Por Pedro Estevam Serrano, na Folha de S. Paulo –
O ex-Presidente Lula, como qualquer cidadão, pode e deve ser investigado quando haja qualquer suspeita fundada, por parte das autoridades públicas.
Mas também, como qualquer cidadão, deve ter seus direitos fundamentais, garantidos na Constituição e nas leis, observados durante a referida investigação.
Lula é investigado na Operação Lava Jato e, nesta condição, segundo parcela significativa de nossa doutrina e melhor jurisprudência, embora prevista a condução coercitiva do acusado para fins de interrogatório –no artigo 260 do Código de Processo Penal, quando não atendida intimação anterior no processo, não no inquérito– não há compatibilidade com o direito constitucional ao silencio do investigado, tal forma de condução violenta.
Vale a leitura do artigo “Qual o regime da condução coercitiva no Processo Penal do Espetáculo?”, no site Empório do Direito, de autoria de Alexandre Morais da Rosa e Michelle Aguiar.

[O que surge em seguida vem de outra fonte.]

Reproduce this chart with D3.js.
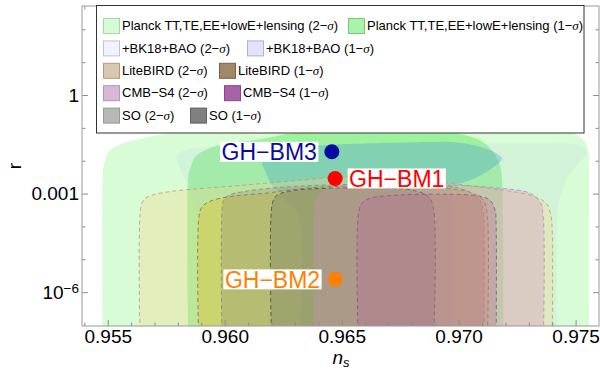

Mesmo que se admitida a condução coercitiva nos depoimentos dos investigados no inquérito, e não apenas na oitiva de testemunhas durante o processo, segundo o referido artigo, a medida só é possível se não houver, por parte do acusado, atendimento a intimação anterior. O que não ocorreu no caso de Lula.
Ou seja, a intimação coercitiva de Lula foi totalmente ilegal e inconstitucional sob qualquer ângulo que se entenda nossos textos constitucional e legal.
O argumento utilizado, de que a medida se prestaria a garantir a segurança do ex-presidente e de pessoas por conta de possíveis manifestações, é absolutamente sem qualquer fundamento fático ou legal, primeiro pela carência de embasamento na lei.
Também existem formas, na pratica judiciária, de se ouvir o investigado de forma não violenta e discreta, comuns de serem utilizadas em casos rumorosos. Basta combinar com os advogados do réu o local e hora e manter-se a oitiva sem noticiar à imprensa.O próprio Lula já depôs dessa forma junto à Polícia Federal.
O que se viu foi o vazamento da operação já no inicio da madrugada, no Twiter do editor de uma revista de ampla circulação. Emissora de TV acompanhou o inicio da operação.
Ou seja, o que aconteceu não foi uma operação preocupada com a segurança do investigado ou de manifestantes, foi um espetáculo e não uma conduta conforme o direito, que estimulou manifestações e colocou em risco a integridade física do ex-presidente e de outras pessoas.
Tal conduta traz a suspeita de se tratar de ação mais política que jurídica, no sentido de ir construindo uma narrativa acusatória com a finalidade de desconstruir a imagem publica de Lula, algo absolutamente incompatível com um sistema judicial penal democrático e que agride, frontalmente, nossa legislação e os direitos fundamentais de nossa Constituição.
O país tem avançado muito, desde a promulgação de nossa Constituição, na apuração de delitos cometidos contra o Estado, como o de corrupção por exemplo, mas nada avançou quanto aos crimes cometidos pelo Estado contra os cidadãos, nossa lei de abuso de autoridade está em total desuso.
Com esse tipo de conduta, nosso sistema penal vai se transformando de fonte do direito em fonte da exceção.
PEDRO ESTEVAM SERRANO, 52, é professor de Direito Constitucional da PUC-SP, mestre e doutor pela PUC-SP e tem pós-doutorado pela Universidade de Lisboa. Integra a defesa da empreiteira Odebrecht.